A triathlete completing the cycling leg of her race.

In 2018, Calvin was the first school in Michigan at the NCAA Division III level, and the tenth at that level nationwide, to add women’s triathlon as a varsity sport. And yet, Calvin doesn’t have a team that plays the iconic, all-American sport of football. Why?

Four factors determine the fate of a sports team at Calvin: return on investment, Title IX fund allocation and Calvin’s mission and history –– rather unromantic terms, perhaps, but significant nonetheless. The presence of Calvin’s triathlon team and the absence of a Calvin football team illustrate how administrators decide which sports to offer.

James Timmer, director of athletics, told Chimes that Calvin started a triathlon team largely because of the addition of the university’s second hockey team. The additional hockey team caused the athletic gender balance at Calvin to skew towards men. To stay in line with Title IX, a federal civil rights law passed in 1972 to ensure federal funds were allocated equally among the sexes, Calvin needed more female athletes. 

Around the time Calvin was adding its second hockey team, USA Triathlon was offering grants to start triathlon teams. According to Timmer, “we have a tradition of running and we have a tradition of swimming” here at Calvin, so triathlon was a natural fit. The grant made the new triathlon program more affordable, so the women’s triathlon team began.

History has a much greater role to play in the absence of a Calvin football team. In the ‘70s and ‘80s, Calvin was dependent on Christian feeder schools in the area that historically didn’t often offer football as a high school sport. Additionally, with the relatively high student body growth at Calvin in the ‘70s, the university didn’t need football to encourage student enrollment, even though the MIAA rival, Hope College, has carried a team since the early 1900s.

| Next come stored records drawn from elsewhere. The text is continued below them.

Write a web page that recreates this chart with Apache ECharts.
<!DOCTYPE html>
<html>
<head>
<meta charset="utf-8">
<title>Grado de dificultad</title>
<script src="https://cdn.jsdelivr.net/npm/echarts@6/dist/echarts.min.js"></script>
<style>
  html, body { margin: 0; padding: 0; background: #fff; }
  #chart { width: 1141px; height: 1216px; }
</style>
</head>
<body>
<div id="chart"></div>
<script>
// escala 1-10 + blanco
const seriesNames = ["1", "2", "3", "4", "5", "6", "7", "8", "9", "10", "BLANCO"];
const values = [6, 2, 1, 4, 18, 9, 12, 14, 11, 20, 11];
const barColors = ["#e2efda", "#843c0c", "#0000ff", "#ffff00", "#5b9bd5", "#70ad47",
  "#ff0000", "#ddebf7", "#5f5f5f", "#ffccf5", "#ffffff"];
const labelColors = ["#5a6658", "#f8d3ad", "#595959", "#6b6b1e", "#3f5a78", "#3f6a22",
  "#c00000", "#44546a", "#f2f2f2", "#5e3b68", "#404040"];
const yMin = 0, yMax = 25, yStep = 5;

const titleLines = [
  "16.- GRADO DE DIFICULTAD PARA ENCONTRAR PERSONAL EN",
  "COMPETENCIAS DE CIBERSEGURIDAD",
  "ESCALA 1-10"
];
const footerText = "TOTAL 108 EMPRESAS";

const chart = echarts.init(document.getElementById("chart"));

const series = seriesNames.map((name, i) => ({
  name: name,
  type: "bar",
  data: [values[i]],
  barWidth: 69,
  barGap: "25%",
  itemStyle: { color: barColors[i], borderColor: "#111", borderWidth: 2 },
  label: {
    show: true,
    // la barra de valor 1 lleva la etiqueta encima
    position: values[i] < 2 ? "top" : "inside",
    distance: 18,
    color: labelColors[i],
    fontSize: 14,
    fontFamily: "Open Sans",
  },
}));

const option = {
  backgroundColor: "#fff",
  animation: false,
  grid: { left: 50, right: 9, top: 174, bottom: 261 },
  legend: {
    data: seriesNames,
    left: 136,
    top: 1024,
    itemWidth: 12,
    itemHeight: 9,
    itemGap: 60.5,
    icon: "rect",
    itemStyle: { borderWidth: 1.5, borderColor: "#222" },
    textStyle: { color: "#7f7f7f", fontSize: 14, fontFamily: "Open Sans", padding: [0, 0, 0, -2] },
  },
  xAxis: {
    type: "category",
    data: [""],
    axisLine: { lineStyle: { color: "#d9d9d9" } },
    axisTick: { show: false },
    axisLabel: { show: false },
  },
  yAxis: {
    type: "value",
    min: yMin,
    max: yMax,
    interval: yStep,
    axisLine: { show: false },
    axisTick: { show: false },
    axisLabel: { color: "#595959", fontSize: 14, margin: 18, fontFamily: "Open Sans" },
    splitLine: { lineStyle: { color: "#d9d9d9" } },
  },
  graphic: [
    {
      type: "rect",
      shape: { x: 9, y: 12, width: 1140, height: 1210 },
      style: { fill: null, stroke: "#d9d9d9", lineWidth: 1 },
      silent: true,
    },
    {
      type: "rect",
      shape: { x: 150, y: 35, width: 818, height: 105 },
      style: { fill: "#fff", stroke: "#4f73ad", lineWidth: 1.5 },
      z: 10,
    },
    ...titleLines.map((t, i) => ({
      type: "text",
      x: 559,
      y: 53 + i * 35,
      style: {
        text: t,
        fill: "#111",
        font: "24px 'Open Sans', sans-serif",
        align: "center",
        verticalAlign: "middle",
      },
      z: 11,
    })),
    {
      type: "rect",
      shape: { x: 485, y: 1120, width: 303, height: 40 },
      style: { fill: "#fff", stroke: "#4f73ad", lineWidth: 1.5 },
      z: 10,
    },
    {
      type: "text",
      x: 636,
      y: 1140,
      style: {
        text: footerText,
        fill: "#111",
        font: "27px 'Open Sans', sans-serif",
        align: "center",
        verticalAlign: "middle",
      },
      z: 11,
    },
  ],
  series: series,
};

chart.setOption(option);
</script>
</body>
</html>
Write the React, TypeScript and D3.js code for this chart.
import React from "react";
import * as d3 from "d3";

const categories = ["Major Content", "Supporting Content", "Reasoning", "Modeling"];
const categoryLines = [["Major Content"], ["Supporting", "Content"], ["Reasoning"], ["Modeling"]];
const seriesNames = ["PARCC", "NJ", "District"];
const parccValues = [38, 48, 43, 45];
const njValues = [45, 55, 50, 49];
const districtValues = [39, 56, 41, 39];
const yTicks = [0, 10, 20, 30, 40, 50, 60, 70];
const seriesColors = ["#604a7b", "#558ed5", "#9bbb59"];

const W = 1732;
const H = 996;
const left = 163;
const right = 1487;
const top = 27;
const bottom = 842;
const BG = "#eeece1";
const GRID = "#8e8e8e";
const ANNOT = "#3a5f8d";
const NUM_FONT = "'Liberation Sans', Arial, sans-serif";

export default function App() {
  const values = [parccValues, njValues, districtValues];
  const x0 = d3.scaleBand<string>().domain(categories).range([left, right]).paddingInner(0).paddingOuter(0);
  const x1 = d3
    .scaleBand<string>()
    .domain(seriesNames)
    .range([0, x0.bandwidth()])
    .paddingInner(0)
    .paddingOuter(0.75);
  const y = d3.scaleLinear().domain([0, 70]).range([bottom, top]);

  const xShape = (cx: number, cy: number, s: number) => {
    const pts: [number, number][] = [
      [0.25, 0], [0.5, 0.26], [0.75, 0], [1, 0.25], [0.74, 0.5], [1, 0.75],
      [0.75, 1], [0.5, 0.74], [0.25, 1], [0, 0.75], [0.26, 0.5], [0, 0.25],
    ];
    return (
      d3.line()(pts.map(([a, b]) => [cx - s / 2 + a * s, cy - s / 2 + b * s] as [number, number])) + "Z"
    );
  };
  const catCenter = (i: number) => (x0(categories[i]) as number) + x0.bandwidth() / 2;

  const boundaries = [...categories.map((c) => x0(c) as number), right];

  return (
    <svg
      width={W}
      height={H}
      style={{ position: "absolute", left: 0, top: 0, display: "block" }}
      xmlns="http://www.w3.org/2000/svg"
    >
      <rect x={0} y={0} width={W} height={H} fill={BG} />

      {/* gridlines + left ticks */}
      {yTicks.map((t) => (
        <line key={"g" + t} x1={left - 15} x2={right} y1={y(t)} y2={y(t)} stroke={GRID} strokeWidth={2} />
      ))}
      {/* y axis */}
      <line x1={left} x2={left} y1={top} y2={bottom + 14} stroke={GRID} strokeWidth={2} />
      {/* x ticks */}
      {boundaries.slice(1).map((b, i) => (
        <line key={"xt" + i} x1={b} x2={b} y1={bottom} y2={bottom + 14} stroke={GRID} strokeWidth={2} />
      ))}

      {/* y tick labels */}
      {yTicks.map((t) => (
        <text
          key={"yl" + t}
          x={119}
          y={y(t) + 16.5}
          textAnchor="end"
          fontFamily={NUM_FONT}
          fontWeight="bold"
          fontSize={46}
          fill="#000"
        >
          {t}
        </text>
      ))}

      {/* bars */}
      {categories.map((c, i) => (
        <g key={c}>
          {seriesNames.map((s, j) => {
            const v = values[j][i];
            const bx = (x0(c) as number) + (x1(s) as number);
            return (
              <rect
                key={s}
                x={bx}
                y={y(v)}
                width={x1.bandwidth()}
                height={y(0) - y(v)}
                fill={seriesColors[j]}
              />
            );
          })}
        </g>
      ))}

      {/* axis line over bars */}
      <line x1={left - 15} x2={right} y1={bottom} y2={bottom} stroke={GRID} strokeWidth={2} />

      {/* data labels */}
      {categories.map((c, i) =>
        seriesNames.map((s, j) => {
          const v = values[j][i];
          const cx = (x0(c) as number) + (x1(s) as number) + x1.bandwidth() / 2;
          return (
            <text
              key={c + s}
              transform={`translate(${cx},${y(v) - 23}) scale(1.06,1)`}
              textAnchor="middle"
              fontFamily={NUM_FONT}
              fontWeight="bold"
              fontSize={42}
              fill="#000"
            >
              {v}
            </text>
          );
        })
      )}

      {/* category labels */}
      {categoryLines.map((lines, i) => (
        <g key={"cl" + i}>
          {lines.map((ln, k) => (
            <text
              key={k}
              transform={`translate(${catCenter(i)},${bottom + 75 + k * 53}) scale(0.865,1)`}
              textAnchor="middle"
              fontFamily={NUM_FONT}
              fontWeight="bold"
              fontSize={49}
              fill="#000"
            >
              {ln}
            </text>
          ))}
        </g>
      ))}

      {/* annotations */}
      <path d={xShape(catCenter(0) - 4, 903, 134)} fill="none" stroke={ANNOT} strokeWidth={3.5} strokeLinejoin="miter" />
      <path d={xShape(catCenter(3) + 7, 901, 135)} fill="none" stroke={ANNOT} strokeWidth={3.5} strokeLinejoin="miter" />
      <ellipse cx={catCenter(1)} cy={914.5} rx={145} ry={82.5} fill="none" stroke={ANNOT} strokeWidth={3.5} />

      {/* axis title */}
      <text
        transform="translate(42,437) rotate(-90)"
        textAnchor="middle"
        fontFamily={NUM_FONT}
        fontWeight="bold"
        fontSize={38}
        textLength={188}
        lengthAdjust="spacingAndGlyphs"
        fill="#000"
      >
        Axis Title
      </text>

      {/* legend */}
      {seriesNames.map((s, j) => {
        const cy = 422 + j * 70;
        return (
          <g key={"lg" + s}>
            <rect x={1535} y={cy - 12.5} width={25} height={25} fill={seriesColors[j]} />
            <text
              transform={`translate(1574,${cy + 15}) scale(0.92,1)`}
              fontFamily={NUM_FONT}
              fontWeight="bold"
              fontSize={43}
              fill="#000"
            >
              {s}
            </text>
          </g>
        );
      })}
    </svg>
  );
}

Today, considerations of return on investment through increased enrollment are an important part of sports decisions in small colleges. Though Calvin has not explicitly used sports as a significant enrollment driver, student athletes make up a significant portion of the student body. Timmer noted that as the total population of the college has gone down, the number of athletes has stayed consistent.

To establish a Calvin football team today, the idea would have to pass muster in the Athletics Committee, which is made up of cabinet members, faculty representatives, the provost and the athletic director. This committee oversees Calvin’s athletic portfolio. In other words, it manages the teams the colleges have and their budgets. 

The Athletics Committee asks questions about the university’s return on investment, like: What are the upfront costs of adding a football team? Will those costs be offset by an increase in enrollment? Would the school have to fly players to distant competitions? They’d have to consider adding another women’s sport to abide by Title IX. Missional considerations are also important. For example, most bowling competitions are on Sundays. Timmer says Calvin athletes “don’t play or practice on Sunday,” which means that bowling would not align with Calvin’s mission. Timmer said, “there’s a formula, there’s a process we go through,” to decide which sports will be played on Calvin’s campus.

For the time being, two new sports are currently under committee review, according to Timmer. Men’s volleyball and women’s hockey could be the next sports introduced to campus.